Co-Constructing Stories

Delivery Method: 

This is a clip of two children co-constructing a dramatic play story. The children continually use the terms: “and then,” “how ‘bout,” and “OK?” as they negotiate the play. What does this strategy tell us about the children’s understanding of effective collaboration? The children offer each other space to lead the story at alternating times. The girl tells about a child who needs a blanket and the boy enacts fighting between his animal toys. To merge his play with the girl’s play, the boy pretends each of his animals gives the child a blanket (2:01).
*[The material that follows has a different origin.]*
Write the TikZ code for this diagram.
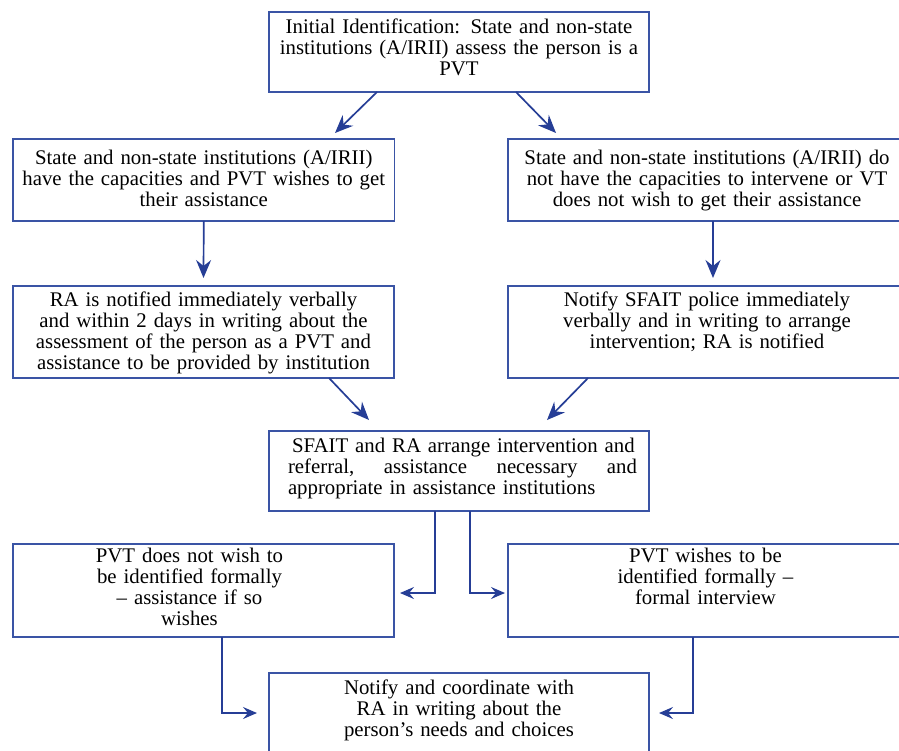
\documentclass[tikz,border=0pt]{standalone}
\usepackage{fontspec}
\setmainfont{Liberation Serif}
\usetikzlibrary{arrows.meta}
\definecolor{boxblue}{RGB}{58,84,165}
\definecolor{arrblue}{RGB}{38,62,150}
\begin{document}
\begin{tikzpicture}[x=1pt,y=-1pt,
  box/.style={draw=boxblue, line width=1.4pt, inner xsep=3pt, inner ysep=0pt, outer sep=0pt, anchor=north west, font=\fontsize{20.8}{21}\selectfont},
  arr/.style={draw=arrblue, line width=1.7pt, -{Stealth[length=18pt,width=15pt,inset=6pt]}},
  sarr/.style={draw=arrblue, line width=1.6pt, -{Stealth[length=14pt,width=12pt,inset=5pt]}}]
\useasboundingbox (0,0) rectangle (899,750);
\clip (0,0) rectangle (899,750);

\node[box, text width=374pt, text height=21.5pt, text depth=58.5pt] (B1) at (269,12)
  {\centering Initial Identification: State and non-state\\ institutions (A/IRII) assess the person is a\\ PVT\par};

\node[box, text width=375.5pt, text height=25pt, text depth=57pt] (B2L) at (13,139)
  {\centering State and non-state institutions (A/IRII)\\ have the capacities and PVT wishes to get\\ their assistance\par};

\node[box, text width=392pt, text height=25pt, text depth=57pt] (B2R) at (508,139)
  {\centering State and non-state institutions (A/IRII) do\\ not have the capacities to intervene or VT\\ does not wish to get their assistance\par};

\node[box, text width=375pt, text height=20pt, text depth=72pt] (B3L) at (13,286)
  {\centering RA is notified immediately verbally\\ and within 2 days in writing about the\\ assessment of the person as a PVT and\\ assistance to be provided by institution\par};

\node[box, text width=392pt, text height=20pt, text depth=72pt] (B3R) at (508,286)
  {\centering Notify SFAIT police immediately\\ verbally and in writing to arrange\\ intervention; RA is notified\par};

\node[box, text width=374pt, text height=21pt, text depth=59pt] (BM) at (269,431)
  {\hspace*{16pt}\parbox[t]{349pt}{\mbox{\hspace*{4pt}SFAIT and RA arrange intervention and}\\
   \hbox to 349pt{referral,\hfill assistance\hfill necessary\hfill and}
   \mbox{appropriate in assistance institutions}}\par};

\node[box, text width=375pt, text height=18pt, text depth=75pt] (B4L) at (13,544)
  {\centering\rightskip=28pt plus 1fil PVT does not wish to\\ be identified formally\\ -- assistance if so\\ wishes\par};

\node[box, text width=392pt, text height=18pt, text depth=75pt] (B4R) at (508,544)
  {\centering\rightskip=3pt plus 1fil PVT wishes to be\\ identified formally --\\ formal interview\par};

\node[box, text width=374pt, text height=21pt, text depth=59pt] (BB) at (269,673)
  {\centering Notify and coordinate with\\ RA in writing about the\\ person’s needs and choices\par};

\draw[arr] ([xshift=-82pt]B1.south) -- ([xshift=131.25pt,yshift=6pt]B2L.north);
\draw[arr] ([xshift=57pt]B1.south) -- ([xshift=-151pt,yshift=6pt]B2R.north);
\draw[arr] (B2L.south) -- ([yshift=8pt]B3L.north);
\draw[arr] ([xshift=6pt]B2R.south) -- ([xshift=6pt,yshift=8pt]B3R.north);
\draw[arr] ([xshift=125.5pt]B3L.south) -- ([xshift=-90pt,yshift=11pt]BM.north);
\draw[arr] ([xshift=-119pt]B3R.south) -- ([xshift=88pt,yshift=11pt]BM.north);
\draw[sarr] ([xshift=-24pt]BM.south) |- ([xshift=6pt,yshift=-2.5pt]B4L.east);
\draw[sarr] ([xshift=11pt]BM.south) |- ([xshift=-3pt,yshift=-2.5pt]B4R.west);
\draw[sarr] ([xshift=18.5pt]B4L.south) |- ([xshift=-12pt]BB.west);
\draw[sarr] ([xshift=-14pt]B4R.south) |- ([xshift=10pt]BB.east);
\end{tikzpicture}
\end{document}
He then puts his animals aside, which ends his story line and allows him to move more directly into the girl’s play. He suggests they put the doll under the blanket, but the girl counter suggests they put the doll inside a hammock-like blanket and asks the boy to help by holding a corner of the fabric (02:49). The girl then adds another scarf to the hammock they are holding and says, “She’s sleeping (3:15).” The boy takes some initiative to rearrange the scarves but the girl says, “No, no, no, no, no (3:21).” Notice his reaction when she rejects his participation. He struggles to find his place back in the play. What does his body language tell us about his feelings in that moment? The play continues with the girl’s request, “Can you help me?” So what general strategies do the children use to maintain the quality of their play together? What might be longer term extensions of these different strategies, such as the boy’s strategy of creating drama – “We’re going to catch you (0:22)” and the girl’s strategy of clearly asking for help (2:50 and 3:38)?